Esta columna no tiene nada de nuevo. Desde que tengo uso de razón, el Congreso de la República ha sido un referente de corrupción en el sentido más amplio de la palabra. Digo “el” y no “nuestro” porque ciertamente no existe un órgano del poder democrático que se muestre más ajeno a la realidad que viven los peruanos del común. Pero, para desgracia nuestra, todo lo que hace o deja de hacer el remedo de Parlamento que tenemos (al igual que el Poder Ejecutivo y el Judicial) tiene injerencia tanto en el presente gris que vive nuestra nación, como en el futuro que, mal que bien, nos aguarda.
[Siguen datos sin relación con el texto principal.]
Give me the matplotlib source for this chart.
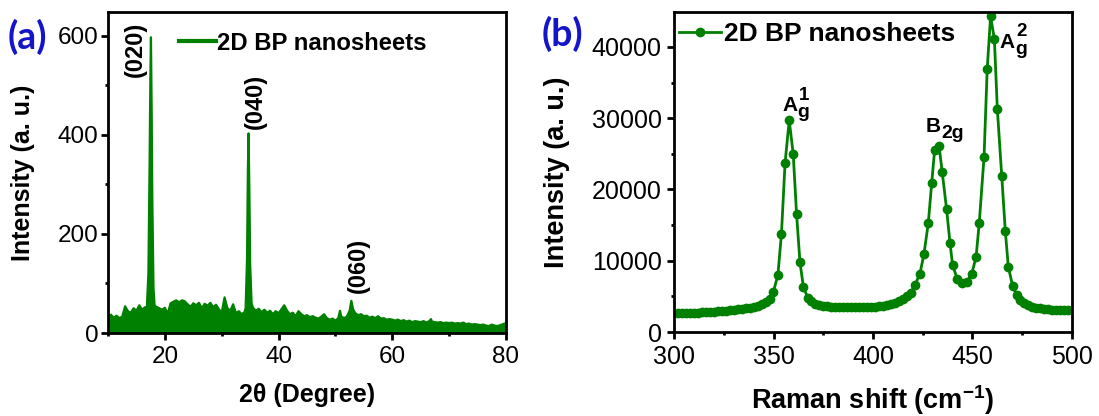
import numpy as np
import matplotlib
matplotlib.use('Agg')
import matplotlib.pyplot as plt
from matplotlib.ticker import MultipleLocator

# fonte tipo Arial
plt.rcParams['font.family'] = ['Liberation Sans', 'DejaVu Sans']
plt.rcParams['mathtext.fontset'] = 'custom'
plt.rcParams['mathtext.rm'] = 'Liberation Sans'
plt.rcParams['mathtext.bf'] = 'Liberation Sans:bold'
plt.rcParams['mathtext.it'] = 'Liberation Sans:italic'

verde = '#008000'
azul = '#1414c8'

# ---------------- dados XRD (a) ----------------
two_theta = [10.0, 10.5, 11.0, 11.5, 12.0, 12.5, 13.0, 13.5, 14.0, 14.5, 15.0, 15.5, 16.0, 16.5,
             16.8, 17.1, 17.3, 17.45, 17.55, 17.65, 17.8, 18.0, 18.2,
             18.5, 19.0, 19.5, 20.0, 20.5, 21.0, 21.5, 22.0, 22.5, 23.0, 23.5, 24.0, 24.5, 25.0,
             25.5, 26.0, 26.5, 27.0, 27.5, 28.0, 28.5, 29.0, 29.5, 30.0, 30.5, 31.0, 31.5, 32.0,
             32.5, 33.0, 33.5, 34.0,
             34.2, 34.45, 34.6, 34.72, 34.85, 35.0, 35.25,
             35.5, 36.0, 36.5, 37.0, 37.5, 38.0, 38.5, 39.0, 39.5, 40.0, 40.5, 41.0, 41.5, 42.0,
             42.5, 43.0, 43.5, 44.0, 44.5, 45.0, 45.5, 46.0, 46.5, 47.0, 47.5, 48.0, 48.5, 49.0,
             49.5, 50.0, 50.5, 50.8, 51.0, 51.5, 52.0,
             52.5, 52.8, 53.1, 53.5,
             54.0, 54.5, 55.0, 55.5, 56.0, 56.5, 57.0, 57.5, 58.0, 58.5, 59.0, 59.5, 60.0, 60.5,
             61.0, 61.5, 62.0, 62.5, 63.0, 63.5, 64.0, 64.5, 65.0, 65.5, 66.0, 66.5, 66.8, 67.0,
             67.5, 68.0, 68.5, 69.0, 69.5, 70.0, 70.5, 71.0, 71.5, 72.0, 72.5, 73.0, 73.5, 74.0,
             74.5, 75.0, 75.5, 76.0, 76.5, 77.0, 77.5, 78.0, 78.5, 79.0, 79.5, 80.0]
xrd_int = [34, 37, 31, 35, 30, 33, 54, 44, 41, 50, 45, 56, 47, 52,
           45, 120, 330, 520, 597, 480, 260, 90, 55,
           53, 50, 47, 51, 39, 60, 63, 66, 62, 66, 64, 58, 53, 60,
           56, 61, 50, 59, 55, 61, 52, 57, 48, 41, 72, 50, 45, 58,
           40, 44, 38, 42,
           50, 150, 330, 403, 300, 140, 60,
           51, 45, 49, 42, 47, 41, 45, 38, 44, 40, 48, 56, 45, 38,
           41, 34, 44, 38, 34, 36, 32, 34, 31, 29, 33, 38, 30, 27,
           29, 25, 30, 45, 34, 30, 33,
           45, 65, 48, 40,
           36, 38, 34, 35, 31, 33, 30, 34, 29, 30, 27, 28, 27, 25,
           27, 24, 26, 23, 25, 22, 24, 23, 22, 24, 21, 24, 28, 23,
           22, 21, 22, 20, 21, 20, 21, 19, 20, 19, 21, 18, 19, 17,
           18, 17, 16, 17, 15, 14, 17, 15, 14, 16, 18, 20]

# ---------------- dados Raman (b) ----------------
raman_shift = [300, 302, 304, 306, 308, 310, 312, 314, 316, 318, 320, 322, 324, 326, 328,
               330, 332, 334, 336, 338, 340, 342, 344, 346, 348,
               349.9, 352.2, 354.0, 355.8, 357.9, 359.9, 361.6, 363.3, 365.0, 367.2,
               369, 371, 373, 375, 377, 379, 381, 383, 385, 387, 389, 391, 393, 395, 397,
               399, 401, 403, 405, 407, 409, 411, 413, 415, 417, 419,
               421.1, 423.6, 425.6, 427.8, 429.5, 431.0, 433.2, 434.8, 437.0, 438.7, 440.0,
               442.4, 444.6, 447.1, 449.6, 451.8, 453.4, 455.8, 457.4, 459.1, 461.0, 462.5,
               464.7, 466.5, 468.0, 470.2, 472.2,
               474, 476, 478, 480, 482, 484, 486, 488, 490, 492, 494, 496, 498, 500]
raman_int = [2700, 2700, 2700, 2700, 2710, 2720, 2730, 2750, 2780, 2810, 2840, 2880, 2920, 2970, 3030,
             3090, 3160, 3240, 3330, 3430, 3550, 3700, 3900, 4200, 4650,
             5600, 8000, 13800, 23700, 29700, 25000, 16500, 9800, 6350, 4800,
             4300, 4000, 3800, 3680, 3600, 3550, 3510, 3480, 3460, 3450, 3440, 3440, 3440, 3450, 3460,
             3480, 3520, 3580, 3660, 3770, 3910, 4090, 4320, 4620, 4990, 5500,
             6600, 8200, 10900, 15300, 20900, 25600, 26100, 22400, 17200, 12500, 9400,
             7400, 6850, 7050, 8150, 10500, 15300, 24500, 36900, 44300, 41100, 31250,
             21900, 14200, 9150, 6450, 5200,
             4500, 4050, 3750, 3550, 3420, 3330, 3250, 3200, 3150, 3110, 3080, 3060, 3040, 3020]

# rotulos dos picos
xrd_picos = ['(020)', '(040)', '(060)']
xrd_pos = [(14.8, 572), (35.9, 467), (54.0, 137)]
# (letra, subscrito, sobrescrito, x esquerda, y da linha base)
raman_picos = [('A', 'g', '1', 354.3, 31000),
               ('B', '2g', '', 426.4, 28100),
               ('A', 'g', '2', 463.6, 39900)]


def estilo(ax, tam):
    for s in ax.spines.values():
        s.set_linewidth(2)
    ax.tick_params(which='both', direction='out', width=2, top=False, right=False,
                   labelsize=tam)
    ax.tick_params(which='major', length=5)
    ax.tick_params(which='minor', length=2.5)


fig = plt.figure(figsize=(10.99, 4.16), dpi=100)

# ---- painel (a) ----
ax1 = fig.add_axes([0.0983, 0.1995, 0.3621, 0.7716])
ax1.fill_between(two_theta, xrd_int, 0, color=verde, lw=0)
ax1.plot(two_theta, xrd_int, color=verde, lw=1.6, label='2D BP nanosheets')
ax1.set_xlim(10, 80)
ax1.set_ylim(0, 648)
ax1.xaxis.set_major_locator(MultipleLocator(20))
ax1.xaxis.set_minor_locator(MultipleLocator(10))
ax1.yaxis.set_major_locator(MultipleLocator(200))
ax1.yaxis.set_minor_locator(MultipleLocator(100))
estilo(ax1, 17.5)
ax1.tick_params(axis='y', pad=2)
ax1.tick_params(axis='x', pad=4)
ax1.set_xlabel('2θ (Degree)', fontsize=18, fontweight='bold')
ax1.set_ylabel('Intensity (a. u.)', fontsize=18, fontweight='bold')
ax1.xaxis.set_label_coords(0.5, -0.155)
ax1.yaxis.set_label_coords(-0.183, 0.5)
for txt, (px, py) in zip(xrd_picos, xrd_pos):
    ax1.text(px, py, txt, rotation=90, ha='center', va='center',
             fontsize=17, fontweight='bold')
leg1 = ax1.legend(loc='center left', bbox_to_anchor=(0.178, 0.903), frameon=False,
                  handlelength=1.55, handletextpad=0.05,
                  borderpad=0, borderaxespad=0, prop={'weight': 'bold', 'size': 17.2})
leg1.get_lines()[0].set_linewidth(3)

# ---- painel (b) ----
ax2 = fig.add_axes([0.6133, 0.2019, 0.3621, 0.7692])
ax2.plot(raman_shift, raman_int, color=verde, lw=2.0, marker='o', ms=6,
         label='2D BP nanosheets')
ax2.set_xlim(300, 500)
ax2.set_ylim(0, 44900)
ax2.xaxis.set_major_locator(MultipleLocator(50))
ax2.xaxis.set_minor_locator(MultipleLocator(25))
ax2.yaxis.set_major_locator(MultipleLocator(10000))
ax2.yaxis.set_minor_locator(MultipleLocator(5000))
estilo(ax2, 18)
ax2.tick_params(axis='y', pad=4)
ax2.tick_params(axis='x', pad=4)
ax2.set_xlabel(r'Raman shift (cm$^{\mathbf{-1}}$)', fontsize=19.5, fontweight='bold')
ax2.set_ylabel('Intensity (a. u.)', fontsize=19.5, fontweight='bold')
ax2.xaxis.set_label_coords(0.5, -0.16)
ax2.yaxis.set_label_coords(-0.261, 0.5)
for letra, sub, sup, px, py in raman_picos:
    base = ax2.text(px, py, letra, ha='left', va='baseline', fontsize=15,
                    fontweight='bold')
    ax2.annotate(sub, xy=(1, 0), xycoords=base, xytext=(0.3, -1.5),
                 textcoords='offset points', ha='left', va='baseline',
                 fontsize=14, fontweight='bold')
    if sup:
        ax2.annotate(sup, xy=(1, 1), xycoords=base, xytext=(1.5, -2.5),
                     textcoords='offset points', ha='left', va='baseline',
                     fontsize=13.5, fontweight='bold')
leg2 = ax2.legend(loc='center left', bbox_to_anchor=(0.012, 0.931), frameon=False,
                  handlelength=1.6, handletextpad=0.1, numpoints=1,
                  borderpad=0, borderaxespad=0, prop={'weight': 'bold', 'size': 19})

# rotulos (a) e (b)
fig.text(0.007, 0.912, '(a)', color=azul, fontsize=27, fontweight='bold',
         family='Lato', va='center')
fig.text(0.493, 0.918, '(b)', color=azul, fontsize=27, fontweight='bold',
         family='Lato', va='center')

fig.savefig('out.png', dpi=100)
Casi a diario, el Congreso nos ofrece un espectáculo circense de la peor categoría (porque ni divierte). Y es que estos embajadores del despilfarro, las gollerías, la conchudez impertérrita y el embauque han demostrado hasta el cansancio que con ellos el Perú sólo puede retroceder. En efecto, tan solo hace falta estudiar el presupuesto que maneja el Legislativo con mayoría fujimorista para darse una idea de la cachetada a la pobreza que protagonizan sus miembros. De acuerdo a La República, el monto asciende a S/ 709’777.837 para el año en curso, con alrededor de 696 millones destinados a contrataciones y gastos corrientes (esto quiere decir que el Congreso nos cuesta más que el Ministerio de Cultura, el Ministerio de Comercio Exterior, la Contraloría General de la República y la Defensoría del Pueblo, por nombrar a un puñado de entidades). Ahora, si bien la indignación constituye un paso justo y necesario, lo cierto es que la realidad reclama medidas concretas y eficaces (lo mismo se puede decir del terrible final de Eyvi Ágreda y de los millones de peruanas cuyo pan de cada día es la violencia de género). De hecho, la serie de marchas que se organizan en señal de protesta a esta situación congregan a miles y miles de peruanos y peruanas que, efectivamente, dan ese paso extra que a muchos nos parece abrumador. Si hay algo de lo que (felizmente) jamás podrán jactarse los parlamentarios es de haber logrado callar al pueblo.
Mientras los susodichos condecoraban a Juan Luis Cipriani la semana pasada (sí, el mismo hombre que dice barbaridades como que la mujer es violada porque “se pone como en un escaparate, provocando”; que si estás a favor del aborto, debes suprimir tu vida; y que “si seguimos en este engaño de que todo puede ser [refiriéndose al nuevo currículo escolar con enfoque de género], entonces démosle de comer excremento [a los niños]”), nuestro nuevo cardenal, monseñor Barreto, sostenía que los congresistas viven del erario nacional, y que “no quieren soltar la mamadera”. Como todo en la vida, hay unas cuantas honrosas excepciones; pero, haciendo las sumas y las restas, en este Congreso hay poco o nada que valga la pena ser salvado.
A la postre, los comentarios del ya tan desacreditado Sr. Galarreta ilustran los extremos a los que puede llegar el abuso de la inmunidad parlamentaria cuando se fusiona con la indiferencia más absoluta a los descargos y opiniones que emite la ciudadanía. ¿De qué manera se puede justificar la compra millonaria de televisores, frigobares, computadoras y rosas importadas? ¿Acaso no se ha enterado de que la supuesta representación de la “soberanía popular” que encabeza tiene una aprobación de menos del 15%? El presidente del Congreso simple y llanamente no ata ni desata (y ni qué decir del grueso de sus subordinados). Como señala la valiente Rosa María Palacios, es verdaderamente inaudito que, a estas alturas, no se haya presentado una moción de censura contra Galarreta. No obstante, el haber tildado a los medios de comunicación de “mermeleros” tuvo el gran mérito de poner de relieve la labor fiscalizadora que debe ejercer el periodismo en una democracia. Aquélla adopta un papel fundamental en casos como la reciente cortina de humo que se formó a partir de la complicada situación de Paolo Guerrero que tuvo en vilo al país entero.
¿Cómo sobreponerse a esta insufrible historia de abuso y perversión del poder, así como a los escándalos que envuelven a este nido de cuervos que cada vez nos da pruebas más contundentes de su superlativa incapacidad para concertar el futuro del país? La pura verdad es que yo no tengo la respuesta. El otro día, al pasar frente al edificio blanco que alberga a tantos parlamentarios embarrados por la corrupción, y ver la estatua de Bolívar, no pude sino recordar las sabias palabras del libertador venezolano: “Maldito el soldado que apunta su arma contra su pueblo”. Creo que, más o menos, a eso de reduce la situación que vivimos. La pregunta es —siempre descartando la violencia— en qué momento llegaremos a hacer algo más que maldecir.